[www.inewsguyana.com] – One day after Chief Justice Ian Chang ruled that the National Assembly has no power, under the law to cut/reduce budgetary estimates, the Parliament Office has dispatched a statement claiming that the ruling is an interpretation that would have far-reaching ripples and effects throughout the Commonwealth parliamentary systems and procedures.
According to the statement, the right of the National Assembly to approve, including the right to amend budgetary estimates, is a long established right.
“The Ruling of the Hon. Chief Justice, Mr. Ian Chang, C.C.H., S.C., of January 29, 2014, provides an interpretation of the Rules and Standing Orders of the National Assembly relative to their conformity with Constitution of Guyana. Article 171 of the Guyana Constitution is the same as those provisions in the Constitutions of all Commonwealth nations as the Standing Orders and Rules of the Parliaments of Commonwealth Nations,” it statement noted.
The statement warned that though the decision of the High Court is to be respected, it remains subject to the inherent right of appeal that is reposed in the National Assembly.
“The doctrine of the separation of powers is the foundation of Guyana’s, and all parliamentary democracies, which recognises that the rule of law must be respected and upheld. The principle of comity dictates that the three branches of government – the Executive, the Legislative and the judicial are all separate and equal, and are to respect the rights and authority of each other.”
The Speaker was made a party to the proceedings in his capacity as a representative of the National Assembly and stated that it is for the National Assembly to determine and direct the way forward in conformity with Article 171.
The Combined Opposition has also maintained that power does reside with them to reduce budgetary estimates and skeptically warned of cuts to the upcoming 2014 National Budget.

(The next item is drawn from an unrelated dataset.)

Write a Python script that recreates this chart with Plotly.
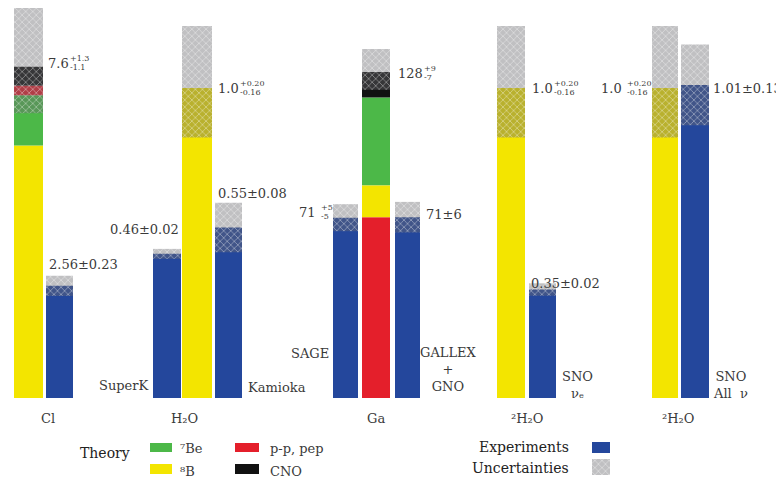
import plotly.graph_objects as go

# ---------------- data ----------------
columns = ["Cl", "H₂O", "Ga", "²H₂O", "²H₂O"]

# theory components (units of each column: SNU for Cl/Ga, ratio to SSM for water)
theory_8B = [5.76, 1.0, 12.5, 1.0, 1.0]
theory_7Be = [1.15, 0.0, 34.5, 0.0, 0.0]
theory_pp_pep = [0.22, 0.0, 71.0, 0.0, 0.0]
theory_CNO = [0.43, 0.0, 10.0, 0.0, 0.0]
theory_total = [7.6, 1.0, 128, 1.0, 1.0]
theory_err_up = [1.3, 0.20, 9, 0.20, 0.20]
theory_err_dn = [1.1, 0.16, 7, 0.16, 0.16]
theory_up_txt = ["+1.3", "+0.20", "+9", "+0.20", "+0.20"]
theory_dn_txt = ["-1.1", "-0.16", "-7", "-0.16", "-0.16"]
theory_main_txt = ["7.6", "1.0", "128", "1.0", "1.0"]

exp_names = ["Homestake", "SuperK", "Kamioka", "SAGE", "GALLEX<br>+<br>GNO", "SNO<br>νₑ", "SNO<br>All  ν"]
exp_column = [0, 1, 1, 2, 2, 3, 4]
exp_value = [2.56, 0.465, 0.55, 70.8, 71.0, 0.35, 1.01]
exp_err = [0.23, 0.016, 0.08, 5.3, 6.0, 0.02, 0.13]
exp_label = ["2.56±0.23", "0.46±0.02", "0.55±0.08", "71", "71±6", "0.35±0.02", "1.01±0.13"]

legend_theory = ["⁷Be", "p-p, pep", "⁸B", "CNO"]

# ---------------- style / layout ----------------
W, H = 784, 479
OFF = 8                          # page body margin in the browser
BASE = 398                       # pixel row of the baseline (page coordinates)
theory_top_px = [65, 88, 72, 88, 88]
scale = [(BASE - t) / tot for t, tot in zip(theory_top_px, theory_total)]

theory_x = [28.5, 197, 376, 511, 665]
theory_w = [29, 30, 28, 28, 26]
exp_x = [59.5, 167, 228.5, 345.5, 407.5, 542.5, 695]
exp_w = [27, 28, 27, 25, 25, 27, 28]

YELLOW = "#f3e500"
GREEN = "#4cb848"
RED = "#e41f2b"
BLACK = "#111111"
BLUE = "#24479c"
TXT = "#3a3a3a"
FONT = "DejaVu Serif"
FS = 13

HATCH = dict(color="rgba(105,105,110,0.42)", line=dict(width=0),
             pattern=dict(shape="x", fgcolor="rgba(255,255,255,0.85)", size=5,
                          solidity=0.3, fillmode="overlay"))

def py(p):
    """page pixel row -> data y"""
    return BASE - p

fig = go.Figure()

def add_bars(xs, bases, heights, widths, marker):
    fig.add_trace(go.Bar(x=xs, y=heights, base=bases, width=widths,
                         marker=marker, showlegend=False, hoverinfo="skip"))

# theory stacks (order differs between Cl and Ga as in the original)
orders = {0: ["8B", "7Be", "pp", "CNO"], 2: ["pp", "8B", "7Be", "CNO"]}
comp = {"8B": (theory_8B, YELLOW), "7Be": (theory_7Be, GREEN),
        "pp": (theory_pp_pep, RED), "CNO": (theory_CNO, BLACK)}
for c in range(len(columns)):
    order = orders.get(c, ["8B", "7Be", "pp", "CNO"])
    b = 0.0
    for key in order:
        vals, col = comp[key]
        v = vals[c] * scale[c]
        if v > 0:
            add_bars([theory_x[c]], [b], [v], [theory_w[c]], dict(color=col, line=dict(width=0)))
            b += v

# experiments
add_bars(exp_x, [0] * len(exp_value), [v * scale[c] for v, c in zip(exp_value, exp_column)],
         exp_w, dict(color=BLUE, line=dict(width=0)))

# uncertainties (hatched overlay)
add_bars(theory_x,
         [(t - d) * s for t, d, s in zip(theory_total, theory_err_dn, scale)],
         [(u + d) * s for u, d, s in zip(theory_err_up, theory_err_dn, scale)],
         theory_w, HATCH)
add_bars(exp_x,
         [(v - e) * scale[c] for v, e, c in zip(exp_value, exp_err, exp_column)],
         [2 * e * scale[c] for e, c in zip(exp_err, exp_column)],
         exp_w, HATCH)

# ---------------- legend swatches ----------------
add_bars([161, 247, 161, 247], [py(452), py(452), py(474), py(474)], [9, 9, 10, 10],
         [22, 24, 22, 24],
         dict(color=[GREEN, RED, YELLOW, BLACK], line=dict(width=0)))
add_bars([601], [py(453)], [11], [18], dict(color=BLUE, line=dict(width=0)))
add_bars([601], [py(475)], [16], [18], HATCH)

ann = []
def text(x, p, s, size=FS, xanchor="left", color=TXT):
    ann.append(dict(x=x, y=py(p), text=s, showarrow=False, xanchor=xanchor,
                    yanchor="middle", font=dict(family=FONT, size=size, color=color)))

CW = {".": 0.318, "±": 0.838, "+": 0.838, "-": 0.338}
def width(s, size):
    return sum(CW.get(ch, 0.636) for ch in s) * size

def pm(x, p, main, up, dn, anchor="left", size=FS, small=8):
    if anchor == "left":
        text(x, p, main, size)
        xs = x + width(main, size) + 1
    else:
        xs = x - max(width(up, small), width(dn, small))
        text(xs - 1, p, main, size, xanchor="right")
    text(xs, p - 4.5, up, small)
    text(xs, p + 4.5, dn, small)

# theory labels
pm(46, 63, theory_main_txt[0], theory_up_txt[0], theory_dn_txt[0])
pm(216, 88, theory_main_txt[1], theory_up_txt[1], theory_dn_txt[1])
pm(396, 73, theory_main_txt[2], theory_up_txt[2], theory_dn_txt[2])
pm(530, 88, theory_main_txt[3], theory_up_txt[3], theory_dn_txt[3])
pm(650, 88, theory_main_txt[4], theory_up_txt[4], theory_dn_txt[4], anchor="right")

# experiment value labels
text(47, 264, exp_label[0])
text(181, 229, exp_label[1], xanchor="right")
text(216, 193, exp_label[2])
pm(331, 212, exp_label[3], "+5", "-5", anchor="right")
text(424, 214, exp_label[4])
text(529, 283, exp_label[5])
text(711, 88, exp_label[6])

# experiment names
text(151, 385, exp_names[1], xanchor="right")
text(246, 387, exp_names[2])
text(331, 353, exp_names[3], xanchor="right")
ann.append(dict(x=448, y=py(369), text=exp_names[4], showarrow=False, xanchor="center",
                yanchor="middle", align="center",
                font=dict(family=FONT, size=FS, color=TXT)))
ann.append(dict(x=560, y=py(385), text=exp_names[5], showarrow=False, xanchor="left",
                yanchor="middle", align="center",
                font=dict(family=FONT, size=FS, color=TXT)))
ann.append(dict(x=711, y=py(385), text=exp_names[6], showarrow=False, xanchor="left",
                yanchor="middle", align="center",
                font=dict(family=FONT, size=FS, color=TXT)))

# column labels
for xc, lab in zip([48, 184, 376, 527, 678], columns):
    text(xc, 418, lab, xanchor="center")

# legend texts
text(78, 453, "Theory", size=14, color="#222")
text(178, 448, legend_theory[0])
text(268, 448, legend_theory[1])
text(178, 471, legend_theory[2])
text(268, 471, legend_theory[3])
text(571, 447, "Experiments", size=14, xanchor="right", color="#222")
text(571, 468, "Uncertainties", size=14, xanchor="right", color="#222")

fig.update_layout(
    width=W, height=H, margin=dict(l=0, r=0, t=0, b=0),
    paper_bgcolor="white", plot_bgcolor="white", barmode="overlay",
    xaxis=dict(range=[OFF, W + OFF], visible=False, fixedrange=True),
    yaxis=dict(range=[BASE - H - OFF, BASE - OFF], visible=False, fixedrange=True),
    annotations=ann, showlegend=False,
)

fig.write_html("out.html")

Attorney – at – Law and Opposition Parliamentarian, Basil Williams said the opposition’s position regarding cutting the budget has not changed, regardless of what the CJ has decided. The possibility is that the ruling could be side stepped by the Opposition, who may go ahead and reduce 2014 budgetary estimates as they have done for the last two years.
Chang in his ruling stated that the National Assembly can only approve or disapprove the entire budget or sections therein and deemed the cutting of the National 2012 Budget as unlawful.

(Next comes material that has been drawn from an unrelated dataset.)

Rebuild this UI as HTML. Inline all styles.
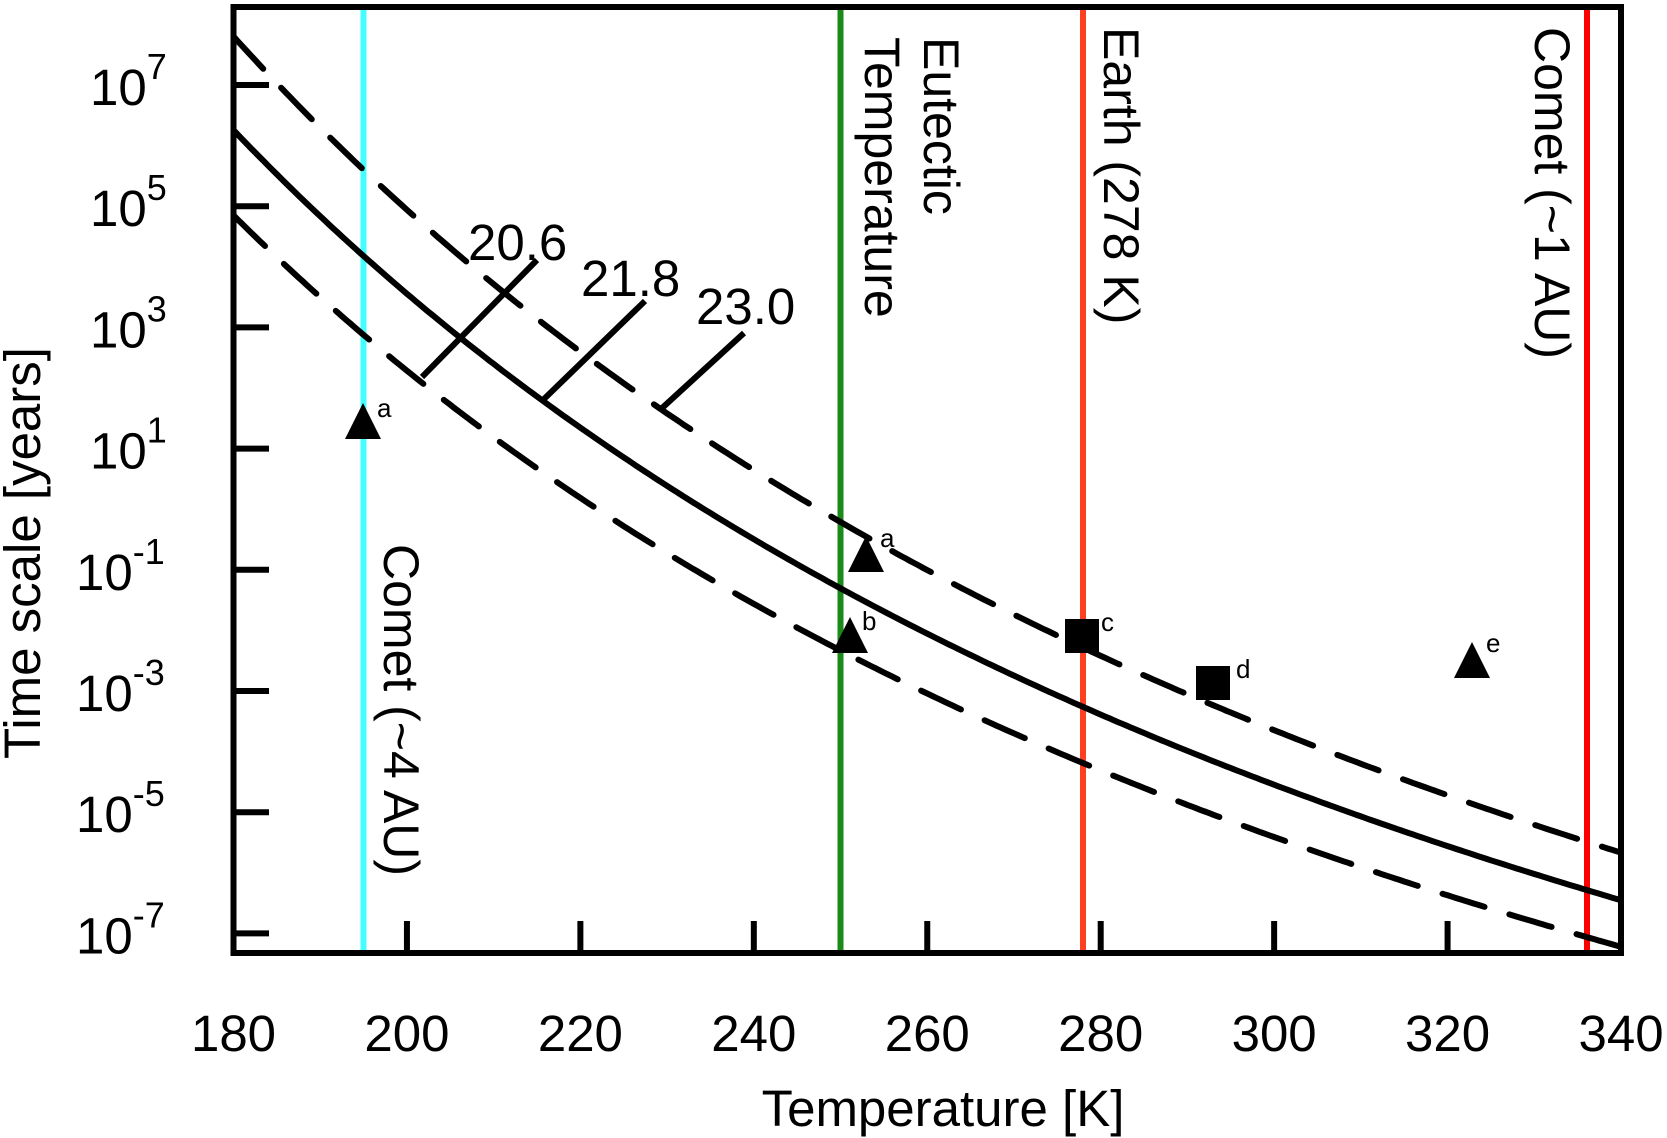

According to Chang, the power to approve or disapprove the estimates simply means that it is conferred with a ‘gate keeping’ function by the constitution and does not imply or involve a power to amend the estimates presented by the Executive Minister.
Chang in his ruling and contrary to that of the Speaker of the National Assembly, Raphael Trotman also stated that the Standing Orders of Parliament which permits the House to effect cut or reduction to the estimates is not law.
According to him, it is the function of the Court to act as a guardian of the Constitution and an interpreter of the Standing Orders along with the Speaker. “It must be noted that standing orders are not written laws.”
Attorney-at-Law and Leader of the Alliance for Change (AFC), Khemraj Ramjattan have since noted his intention to appeal the Chief Justice’s decision.
The Opposition MP believes there are errors in the ruling and maintains that the Opposition has the right under the law to amend budgetary estimates. The Guyana Government had taken the Opposition to court following the slashing of the 2012 National Budget by $20.9 billion.